The Buzz

TheChat: Bill Clinton portrait artist admits he stuck Monica Lewinsky’s blue dress in his painting


Good morning.

▪ “If you look at the left-hand side of it, there’s a mantle in the Oval Office, and I put a shadow coming into the painting and it does two things. It actually literally represents a shadow from a blue dress that I had on a mannequin, that I had there while I was painting it, but not when he was there. It is also a bit of a metaphor in that it represents a shadow on the office he held, or on him.” — Nelson Shanks, the artist who painted a portrait of former President Bill Clinton, on his reference to Monica Lewinsky in the painting.

Shanks claims that the Clintons hated the portrait and wanted it removed from the National Portrait Gallery. The painter said completing the Clinton portrait was “hard,” adding, “The reality is he’s probably the most famous liar of all time.”

▪ “Today it seems that anything is done by any means to win an election at any cost. It should be totally unacceptable to all of us.” — Missouri state Sen. Mike Parson, a Bolivar Republican, on the floor of the Senate Monday in which he ripped the negative political culture that Parson said had been created by political consultants.

Parson, who became emotional during his speech, made his remarks in connection with last week’s death of state Auditor Tom Schweich. Stories about a whispering campaign aimed at Schweich’s Jewish heritage by one of those consultants and an anti-Schweich radio ad by another triggered his remarks. Missouri’s consultant community is going to be scrutinized in the wake of Schweich’s death.

▪ “Barbara has never met a barrier she couldn’t tear down.” — Missouri Sen. Claire McCaskill on the announcement Monday that Maryland Sen. Barbara Mikulski won’t seek re-election in 2016.

Mikulski, the longest-serving woman in congressional history, was first elected to the House in 1976 and to the Senate in 1987. McCaskill said Mikulski simply got stuff done. “The Senate and this country are better places for her service,” she said.

▪ “The reality is, I’ve been briefed all along on this matter.” — Attorney General Eric Holder at a recent news conference speaking about the need for change in the Ferguson Police Department.

Holder’s Justice Department is close to releasing its long-awaited report on Ferguson, and The New York Times has learned that it will criticize the city for disproportionally ticketing blacks and relying on fines to balance the city’s budget.

▪ “The moment is now for us to make these changes.” — President Barack Obama in the White House Monday during a meeting with members of a task force that looked at law enforcement in the wake of the deaths of Michael Brown and Eric Garner at the hands of police.

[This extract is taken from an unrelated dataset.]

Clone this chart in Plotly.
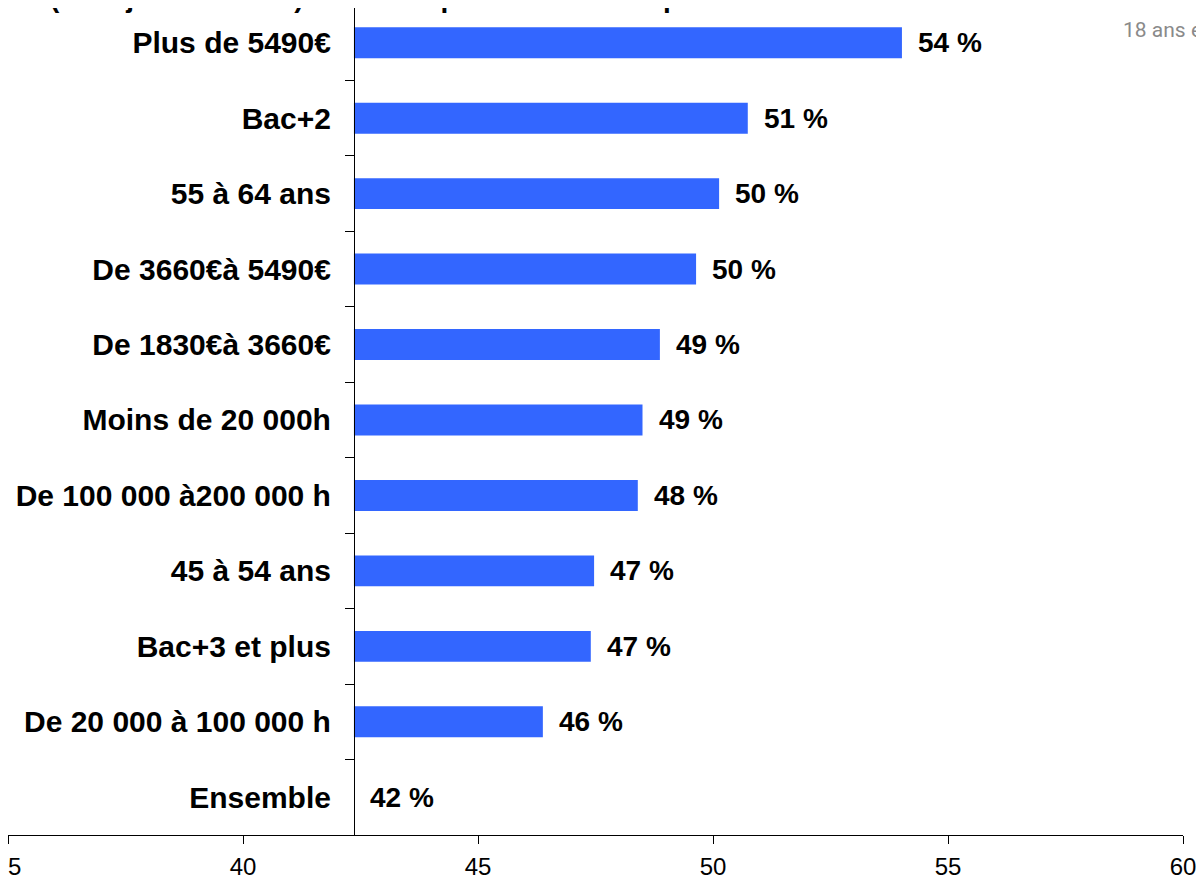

The task force released its findings, which included a call for independent investigations when police shoot and kill anybody. Obama said that recommendation will be controversial. “The importance of making sure that there's a sense of accountability when in fact law enforcement is involved in a deadly shooting is something that I think communities across the board are going to be considering,” Obama said.